Le scénario tend à montrer que dans la vraie vie aussi, il aurait été ce bon Père symbolique, passablement illuminé. Une chanson hommage reprise collectivement par tous les passagers d’un métro, en sa présence, est censée le démontrer.

Il est très très proche des enfants. Au point qu’au début du film, n’étant pas informé, je me suis demandé si ce n’était pas une histoire de pédophilie.

Mais, avec mon scepticisme bien français, je vois sans doute le mal partout.

Il y a de quoi être dérouté. C’est si américain, et si loin de nos mentalités, ce moralisme sentimental, un brin dévot. Aussi écœurant que leurs gâteaux crémeux !

L’histoire prend un tournant, quand apparaît le journaliste tourmenté, de la prestigieuse revue Esquire. Il est joué par Matthew Rhys.

Comme il a la dent dure, les vedettes se méfient de lui. Il est empêtré dans les problèmes professionnels et familiaux.

Et là curieusement, c’est le célébrissime Rogers, son total opposé, qui le demande pour qu’il lui fasse son interview. Le présentateur se prend d’amitié pour celui qui lui apparaît comme un cas à résoudre. S’en suit une sorte de psychanalyse du plumitif. Par petites touches, le gourou des enfants, parvient à percer ses tourments intérieurs. En particulier le conflit avec son père, qui va jusqu’aux coups de poing. De la psychanalyse de comptoir.

Et Rhys, au bord de la dépression nerveuse, ne souhaite pas qu’on se mêle de ses histoires. Il trouve profondément agaçant ce personnage trop attentionné. Il n’a pas envie qu’il vienne trifouiller son cerveau. L’un voudrait briser la coquille pour le libérer, l’autre veut la conserver pour se protéger.

Le spectateur peut être partagé aussi. Personne n’aime être dupe.

Mais l’emprise attentionnée de l’animateur finit par rompre les digues. Et le film se termine dans une sorte de réconciliation générale. Tout le monde s’embrasse, on fait des photos devant le sapin. Très happy-end façon US !

Et le journaliste, bien entendu, fera un article légendaire, avec Rogers en première page. Le feel-good et happy-story-telling veut cela.

Sur la technique de la réalisation.

Une habile astuce de cinéma, consiste à remplacer les plans extérieurs par des maquettes-jouets où se baladent des Dinky toys. Avec cet artifice en Lego, pas la peine de reconstituer les coûteux décors de l’époque (des années 60 à 2000). Ce sont des interludes plaisants et apaisants, fort à propos dans ce monde disneyisé.

On peut apprécier aussi, l’imbrication bien pensée, de plans télé et de l’histoire « vraie ». D’ailleurs, le présentateur intègre le journaliste dans son émission, avec sa « réalité », pour parfaire sa cure psychologique.

Bon alors, qu’en penser ?

Même vue en anglais, cette œuvre reste très étrange.
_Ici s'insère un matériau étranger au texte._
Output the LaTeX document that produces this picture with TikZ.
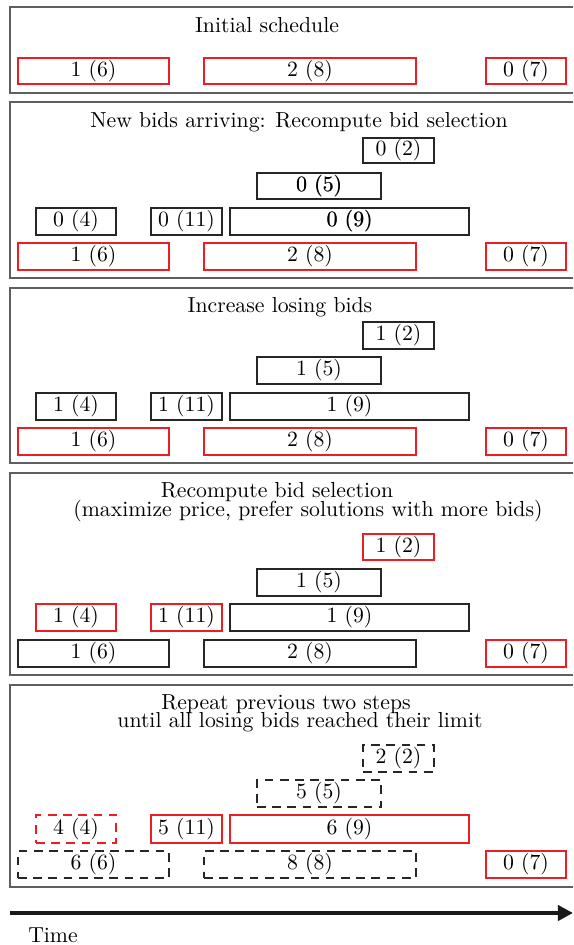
\documentclass[tikz,border=0pt]{standalone}
\usetikzlibrary{arrows.meta}
\definecolor{bidred}{RGB}{236,30,36}
\definecolor{framegray}{RGB}{95,95,95}
\def\pxu{0.46pt}
\newcommand\bidbox[7]{%
  \node[#2, minimum width={(#5-#3)*\pxu}, minimum height={(#6-#4)*\pxu}] (#1) at ({(#3+#5)/2},{(#4+#6)/2}) {#7};}
\newcommand\fbold[1]{\rlap{\kern0.18pt #1}#1}
\tikzset{
  bx/.style={draw=black!85, line width=0.7pt, inner sep=0pt, font=\normalsize},
  bxthick/.style={bx, line width=0.95pt},
  rbx/.style={draw=bidred, line width=1.35pt, inner sep=0pt},
  dbx/.style={bx, dash pattern=on 4pt off 3pt},
  rdbx/.style={rbx, dash pattern=on 4pt off 3pt},
  panel/.style={draw=framegray, line width=0.5pt},
  ttl/.style={inner sep=0pt, anchor=center}
}
\begin{document}
\begin{tikzpicture}[x=0.46pt, y=-0.46pt]
\useasboundingbox (0,0) rectangle (573,945);
\begin{scope}
\clip (0,0) rectangle (573,945);
% panels
\draw[panel] (10,7) rectangle (590,93);
\draw[panel] (10,102) rectangle (590,278);
\draw[panel] (10,288) rectangle (590,463);
\draw[panel] (10,473) rectangle (590,675);
\draw[panel] (10,685) rectangle (590,887);

% panel 1
\node[ttl] (t1) at (267,25) {Initial schedule};
\bidbox{a6}{rbx}{18}{58}{169}{84}{1 (6)}
\bidbox{a8}{rbx}{204}{58}{416}{84}{2 (8)}
\bidbox{a7}{rbx}{486}{58}{566}{84}{0 (7)}

% panel 2
\node[ttl] (t2) at (299,122) {New bids arriving: Recompute bid selection};
\bidbox{b2}{bx}{363}{138}{434}{163}{0 (2)}
\bidbox{b5}{bxthick}{257}{173}{381}{199}{\fbold{0 (5)}}
\bidbox{b4}{bx}{36}{208}{116}{235}{0 (4)}
\bidbox{b11}{bx}{151}{208}{222}{235}{0 (11)}
\bidbox{b9}{bxthick}{230}{208}{469}{235}{\fbold{0 (9)}}
\bidbox{b6}{rbx}{18}{243}{169}{270}{1 (6)}
\bidbox{b8}{rbx}{204}{243}{416}{270}{2 (8)}
\bidbox{b7}{rbx}{486}{243}{566}{270}{0 (7)}

% panel 3
\node[ttl] (t3) at (280,307) {Increase losing bids};
\bidbox{c2}{bx}{363}{322}{434}{349}{1 (2)}
\bidbox{c5}{bx}{257}{357}{381}{384}{1 (5)}
\bidbox{c4}{bx}{36}{393}{116}{420}{1 (4)}
\bidbox{c11}{bx}{151}{393}{222}{420}{1 (11)}
\bidbox{c9}{bx}{230}{393}{469}{420}{1 (9)}
\bidbox{c6}{rbx}{18}{428}{169}{455}{1 (6)}
\bidbox{c8}{rbx}{204}{428}{416}{455}{2 (8)}
\bidbox{c7}{rbx}{486}{428}{566}{455}{0 (7)}

% panel 4
\node[ttl] (t4a) at (277,492) {Recompute bid selection};
\node[ttl] (t4b) at (308,511) {(maximize price, prefer solutions with more bids)};
\bidbox{d2}{rbx}{363}{534}{434}{560}{1 (2)}
\bidbox{d5}{bx}{257}{569}{381}{596}{1 (5)}
\bidbox{d4}{rbx}{36}{604}{116}{631}{1 (4)}
\bidbox{d11}{rbx}{151}{604}{222}{631}{1 (11)}
\bidbox{d9}{bx}{230}{604}{469}{631}{1 (9)}
\bidbox{d6}{bx}{18}{640}{169}{667}{1 (6)}
\bidbox{d8}{bx}{204}{640}{416}{667}{2 (8)}
\bidbox{d7}{rbx}{486}{640}{566}{667}{0 (7)}

% panel 5
\node[ttl] (t5a) at (286,704) {Repeat previous two steps};
\node[ttl] (t5b) at (300,722) {until all losing bids reached their limit};
\bidbox{e2}{dbx}{363}{745}{434}{772}{2 (2)}
\bidbox{e5}{dbx}{257}{780}{381}{807}{5 (5)}
\bidbox{e4}{rdbx}{36}{815}{116}{843}{4 (4)}
\bidbox{e11}{rbx}{151}{815}{222}{843}{5 (11)}
\bidbox{e9}{rbx}{230}{815}{469}{843}{6 (9)}
\bidbox{e6}{dbx}{18}{851}{169}{878}{6 (6)}
\bidbox{e8}{dbx}{204}{851}{416}{878}{8 (8)}
\bidbox{e7}{rbx}{486}{851}{566}{878}{0 (7)}

% time axis
\coordinate (ts) at (10,913);
\coordinate (te) at (573,913);
\draw[line width=1.9pt, black!90, -{Triangle[length=7pt,width=7pt]}] (ts) -- (te);
\node[ttl] (time) at (53,935) {Time};
\end{scope}
\end{tikzpicture}
\end{document}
Bien sûr le réalisateur joue sur les deux tableaux, d’un côté l’empathie et de l’autre ce je-ne-sais-quoi du personnage. En tout cas, tel qu’il est interprété par Hanks.
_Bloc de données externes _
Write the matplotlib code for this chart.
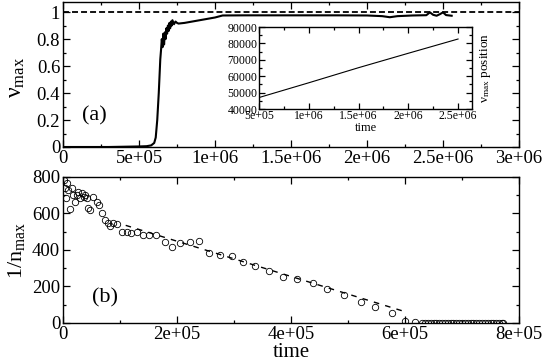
import matplotlib
matplotlib.use("Agg")
from matplotlib import pyplot as plt
from matplotlib.ticker import MultipleLocator, FuncFormatter

# panel (a): nu_max vs time
time_a = [0, 1e5, 2e5, 3e5, 4e5, 5e5, 5.5e5, 5.8e5, 6.0e5, 6.1e5, 6.2e5, 6.3e5,
          6.4e5, 6.45e5, 6.5e5, 6.55e5, 6.6e5, 6.65e5, 6.7e5, 6.75e5, 6.8e5,
          6.85e5, 6.9e5, 6.95e5, 7.0e5, 7.05e5, 7.1e5, 7.15e5, 7.2e5, 7.3e5,
          7.4e5, 7.5e5, 7.6e5, 8e5, 9e5, 1.0e6, 1.05e6, 1.2e6, 1.5e6, 1.8e6,
          2.0e6, 2.1e6, 2.15e6, 2.2e6, 2.3e6, 2.39e6, 2.414e6, 2.435e6,
          2.458e6, 2.48e6, 2.50e6, 2.52e6, 2.557e6]
nu_a = [0, 0, 0, 0, 0.002, 0.004, 0.006, 0.012, 0.03, 0.07, 0.2, 0.4,
        0.65, 0.72, 0.80, 0.74, 0.84, 0.76, 0.85, 0.80, 0.88,
        0.84, 0.90, 0.86, 0.92, 0.88, 0.93, 0.90, 0.94, 0.91,
        0.93, 0.92, 0.915, 0.92, 0.94, 0.96, 0.975, 0.976, 0.976, 0.976,
        0.975, 0.97, 0.962, 0.97, 0.975, 0.977, 0.998, 0.98,
        0.973, 0.985, 0.998, 0.978, 0.973]

# inset: nu_max position vs time
time_in = [5e5, 1e6, 1.5e6, 2e6, 2.5e6]
pos_in = [47000, 56000, 65200, 74000, 82700]

# panel (b): 1/n_max vs time
time_b = [1.7e3, 6.4e3, 3.5e3, 9.4e3, 5.3e3, 1.5e4, 1.8e4, 2.1e4, 2.4e4, 2.7e4,
          3.0e4, 3.3e4, 3.6e4, 3.9e4, 4.2e4, 1.2e4, 4.4e4, 4.7e4, 5.3e4, 5.9e4,
          6.4e4, 6.8e4, 7.4e4, 7.9e4, 8.2e4, 8.8e4, 9.4e4, 1.03e5, 1.12e5,
          1.2e5, 1.29e5, 1.41e5, 1.5e5, 1.64e5, 1.79e5, 1.91e5, 2.06e5,
          2.22e5, 2.39e5, 2.57e5, 2.75e5, 2.96e5, 3.15e5, 3.37e5, 3.61e5,
          3.86e5, 4.11e5, 4.38e5, 4.64e5, 4.93e5, 5.22e5, 5.48e5, 5.77e5,
          6.0e5, 6.17e5,
          6.30e5, 6.35e5, 6.40e5, 6.45e5, 6.50e5, 6.55e5, 6.60e5, 6.65e5,
          6.70e5, 6.75e5, 6.80e5, 6.85e5, 6.90e5, 6.95e5, 7.00e5, 7.05e5,
          7.10e5, 7.15e5, 7.20e5, 7.25e5, 7.30e5, 7.35e5, 7.40e5, 7.45e5,
          7.50e5, 7.55e5, 7.60e5, 7.65e5, 7.70e5, 7.72e5]
inv_n_b = [784, 765, 738, 729, 683, 738, 701, 665, 700, 720,
           683, 711, 692, 700, 683, 625, 630, 620, 692, 665,
           647, 601, 564, 546, 533, 550, 543, 500, 500,
           495, 500, 482, 482, 482, 446, 418, 440,
           442, 449, 382, 375, 365, 336, 315, 287,
           254, 243, 217, 186, 153, 117, 86, 53,
           13, 3,
           0, 0, 0, 0, 0, 0, 0, 0,
           0, 0, 0, 0, 0, 0, 0, 0,
           0, 0, 0, 0, 0, 0, 0, 0,
           0, 0, 0, 0, 0, 0]

# linear fit drawn over panel (b)
fit_t = [1.1e5, 6.0e5]
fit_v = [535, 62]


def grace_fmt(v, pos):
    if v == 0:
        return "0"
    if abs(v) < 1e4:
        return "%g" % v
    s = "%.1e" % v
    return s.replace(".0e", "e")


def style_axes(ax, major_len=5, minor_len=2.5):
    ax.tick_params(which="both", direction="in", top=True, right=True,
                   width=0.9)
    ax.tick_params(which="major", length=major_len)
    ax.tick_params(which="minor", length=minor_len)
    for sp in ax.spines.values():
        sp.set_linewidth(1.0)


def main():
    plt.rcParams["font.family"] = ["Liberation Serif", "DejaVu Serif"]
    plt.rcParams["mathtext.fontset"] = "custom"
    plt.rcParams["mathtext.rm"] = "Liberation Serif"
    plt.rcParams["mathtext.it"] = "Liberation Serif:italic"
    plt.rcParams["font.size"] = 13

    fig = plt.figure(figsize=(5.45, 3.61), dpi=100)

    # top panel
    ax1 = fig.add_axes([0.1156, 0.5928, 0.8367, 0.4017])
    ax1.plot(time_a, nu_a, color="black", lw=1.5)
    ax1.axhline(1.0, color="black", lw=1.3, dashes=(3.3, 1.7))
    ax1.set_xlim(0, 3e6)
    ax1.set_ylim(0, 1.075)
    ax1.xaxis.set_major_locator(MultipleLocator(5e5))
    ax1.xaxis.set_minor_locator(MultipleLocator(2.5e5))
    ax1.yaxis.set_major_locator(MultipleLocator(0.2))
    ax1.yaxis.set_minor_locator(MultipleLocator(0.1))
    ax1.xaxis.set_major_formatter(FuncFormatter(grace_fmt))
    ax1.yaxis.set_major_formatter(FuncFormatter(grace_fmt))
    style_axes(ax1)
    ax1.tick_params(labelsize=13.5, pad=2)
    ax1.set_ylabel(r"ν$_{\rm max}$", fontsize=17)
    ax1.yaxis.set_label_coords(-0.078, 0.48)
    ax1.text(0.042, 0.214, "(a)", transform=ax1.transAxes, fontsize=16,
             ha="left", va="center")

    # inset
    axi = fig.add_axes([0.4752, 0.698, 0.3908, 0.2271])
    axi.plot(time_in, pos_in, color="black", lw=0.8)
    axi.set_xlim(5e5, 2.64e6)
    axi.set_ylim(40000, 90000)
    axi.xaxis.set_major_locator(MultipleLocator(5e5))
    axi.xaxis.set_minor_locator(MultipleLocator(2.5e5))
    axi.yaxis.set_major_locator(MultipleLocator(10000))
    axi.yaxis.set_minor_locator(MultipleLocator(5000))
    axi.xaxis.set_major_formatter(FuncFormatter(grace_fmt))
    axi.yaxis.set_major_formatter(FuncFormatter(lambda v, p: "%d" % v))
    style_axes(axi, major_len=4, minor_len=2)
    axi.tick_params(labelsize=8.5, pad=1)
    axi.set_xlabel("time", fontsize=9, labelpad=0)
    axi.yaxis.set_label_position("right")
    axi.set_ylabel(r"ν$_{\rm max}$ position", fontsize=9.5, labelpad=4)

    # bottom panel
    ax2 = fig.add_axes([0.1156, 0.1053, 0.8367, 0.4044])
    ax2.plot(fit_t, fit_v, color="black", lw=1.0, dashes=(4, 4.5))
    ax2.plot(time_b, inv_n_b, linestyle="none", marker="o", markersize=4.6,
             markerfacecolor="none", markeredgecolor="black",
             markeredgewidth=0.6)
    ax2.set_xlim(0, 8e5)
    ax2.set_ylim(0, 800)
    ax2.xaxis.set_major_locator(MultipleLocator(2e5))
    ax2.xaxis.set_minor_locator(MultipleLocator(1e5))
    ax2.yaxis.set_major_locator(MultipleLocator(200))
    ax2.yaxis.set_minor_locator(MultipleLocator(100))
    ax2.xaxis.set_major_formatter(FuncFormatter(grace_fmt))
    ax2.yaxis.set_major_formatter(FuncFormatter(grace_fmt))
    style_axes(ax2)
    ax2.tick_params(labelsize=13.5, pad=2)
    ax2.set_ylabel(r"1/n$_{\rm max}$", fontsize=16)
    ax2.yaxis.set_label_coords(-0.078, 0.5)
    ax2.set_xlabel("time", fontsize=15, labelpad=0)
    ax2.text(0.064, 0.175, "(b)", transform=ax2.transAxes, fontsize=16,
             ha="left", va="center")

    fig.savefig("out.png", dpi=100)


if __name__ == "__main__":
    main()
Mais curieusement, le vrai Rogers a l’air plus consensuel et moins énigmatique que Tom Hanks dans le film.

Dans un film américain comme il se doit, on n’échappe pas au traditionnel enchaînement de la confession de ses fautes, de la contrition, du pardon et du classique reborn.
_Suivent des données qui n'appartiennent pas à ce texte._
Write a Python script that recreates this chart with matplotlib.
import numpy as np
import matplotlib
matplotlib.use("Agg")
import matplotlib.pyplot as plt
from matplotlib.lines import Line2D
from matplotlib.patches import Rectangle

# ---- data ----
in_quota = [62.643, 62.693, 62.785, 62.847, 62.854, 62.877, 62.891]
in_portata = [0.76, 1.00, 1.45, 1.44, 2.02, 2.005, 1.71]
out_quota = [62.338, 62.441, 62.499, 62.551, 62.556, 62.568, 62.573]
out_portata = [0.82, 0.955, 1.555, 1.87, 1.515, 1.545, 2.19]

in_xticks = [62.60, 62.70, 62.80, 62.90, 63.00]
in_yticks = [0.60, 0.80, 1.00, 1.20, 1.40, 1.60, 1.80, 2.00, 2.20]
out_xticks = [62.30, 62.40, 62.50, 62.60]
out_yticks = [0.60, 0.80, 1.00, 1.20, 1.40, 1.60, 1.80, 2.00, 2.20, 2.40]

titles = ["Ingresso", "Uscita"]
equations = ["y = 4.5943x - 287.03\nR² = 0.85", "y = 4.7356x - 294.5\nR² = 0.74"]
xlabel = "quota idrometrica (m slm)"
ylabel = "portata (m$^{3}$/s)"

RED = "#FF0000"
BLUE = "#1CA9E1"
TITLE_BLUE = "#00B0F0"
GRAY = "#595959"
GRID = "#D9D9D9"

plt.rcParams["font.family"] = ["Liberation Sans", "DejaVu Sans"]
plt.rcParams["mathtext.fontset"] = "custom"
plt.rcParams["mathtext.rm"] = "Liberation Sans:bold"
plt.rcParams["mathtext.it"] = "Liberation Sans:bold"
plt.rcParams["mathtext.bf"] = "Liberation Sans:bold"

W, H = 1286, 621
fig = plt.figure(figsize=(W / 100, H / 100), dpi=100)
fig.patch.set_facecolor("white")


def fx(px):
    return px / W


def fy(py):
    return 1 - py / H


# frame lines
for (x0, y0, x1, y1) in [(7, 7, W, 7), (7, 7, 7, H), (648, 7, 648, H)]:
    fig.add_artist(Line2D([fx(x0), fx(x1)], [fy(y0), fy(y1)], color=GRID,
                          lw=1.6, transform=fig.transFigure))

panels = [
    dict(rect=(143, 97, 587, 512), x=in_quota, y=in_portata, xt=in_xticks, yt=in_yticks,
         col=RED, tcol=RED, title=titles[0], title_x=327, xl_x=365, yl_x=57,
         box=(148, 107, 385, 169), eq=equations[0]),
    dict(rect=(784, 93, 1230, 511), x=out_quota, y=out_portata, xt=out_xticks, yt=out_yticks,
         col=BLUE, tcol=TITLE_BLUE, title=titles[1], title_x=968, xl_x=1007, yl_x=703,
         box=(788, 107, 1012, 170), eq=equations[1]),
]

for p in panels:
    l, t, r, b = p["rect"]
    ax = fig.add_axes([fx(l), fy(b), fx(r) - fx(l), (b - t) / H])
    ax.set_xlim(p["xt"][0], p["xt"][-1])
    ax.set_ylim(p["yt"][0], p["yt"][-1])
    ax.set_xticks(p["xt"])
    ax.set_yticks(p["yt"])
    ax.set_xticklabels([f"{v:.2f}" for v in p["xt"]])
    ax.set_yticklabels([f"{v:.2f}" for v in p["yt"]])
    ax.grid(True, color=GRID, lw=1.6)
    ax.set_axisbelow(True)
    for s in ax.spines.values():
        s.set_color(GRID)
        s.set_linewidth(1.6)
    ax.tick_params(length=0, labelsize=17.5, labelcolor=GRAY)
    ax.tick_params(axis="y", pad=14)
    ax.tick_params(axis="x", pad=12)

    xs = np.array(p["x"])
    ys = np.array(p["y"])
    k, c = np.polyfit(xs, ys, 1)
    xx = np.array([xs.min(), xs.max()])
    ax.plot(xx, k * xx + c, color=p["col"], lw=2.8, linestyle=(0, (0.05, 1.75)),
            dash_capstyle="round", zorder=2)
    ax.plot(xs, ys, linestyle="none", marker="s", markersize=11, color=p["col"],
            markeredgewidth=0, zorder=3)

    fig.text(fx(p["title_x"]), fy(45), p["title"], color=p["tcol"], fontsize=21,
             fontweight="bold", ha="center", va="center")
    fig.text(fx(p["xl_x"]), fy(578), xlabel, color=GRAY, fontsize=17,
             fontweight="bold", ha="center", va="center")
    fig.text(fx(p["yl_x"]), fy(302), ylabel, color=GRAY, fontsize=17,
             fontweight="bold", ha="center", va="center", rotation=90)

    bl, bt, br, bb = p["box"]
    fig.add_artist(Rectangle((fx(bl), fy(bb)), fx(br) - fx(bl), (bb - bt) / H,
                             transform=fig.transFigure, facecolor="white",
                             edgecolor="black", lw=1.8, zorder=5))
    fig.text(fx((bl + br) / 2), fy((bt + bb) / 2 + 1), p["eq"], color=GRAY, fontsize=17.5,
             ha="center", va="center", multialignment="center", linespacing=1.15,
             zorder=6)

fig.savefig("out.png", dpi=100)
Emprisonné dans ce monde de poupées, on reste sur sa faim.

On aurait voulu comprendre qui était réellement ce Rogers, au-delà de ses apparences trop lissées. C’est une histoire-fable cathartique, un peu trop linéaire.

Cet adepte de la non-violence psychologique, serait pourtant décrit par certains de ses collaborateurs moins fans, comme pouvant être emporté, psychorigide et trop perfectionniste. Ceux-là ne se sont pas trop sentis « avoir été aimés juste comme ils sont ». Mais ce côté est totalement occulté dans le film. Dommage !

Bien, maintenant, une minute de silence !

Pendant les prochaines 60 secondes, vous penserez à ceux qui vous aiment vraiment, les uns après les autres. A en croire le mage, cela aiderait à briser les mauvaises pensées.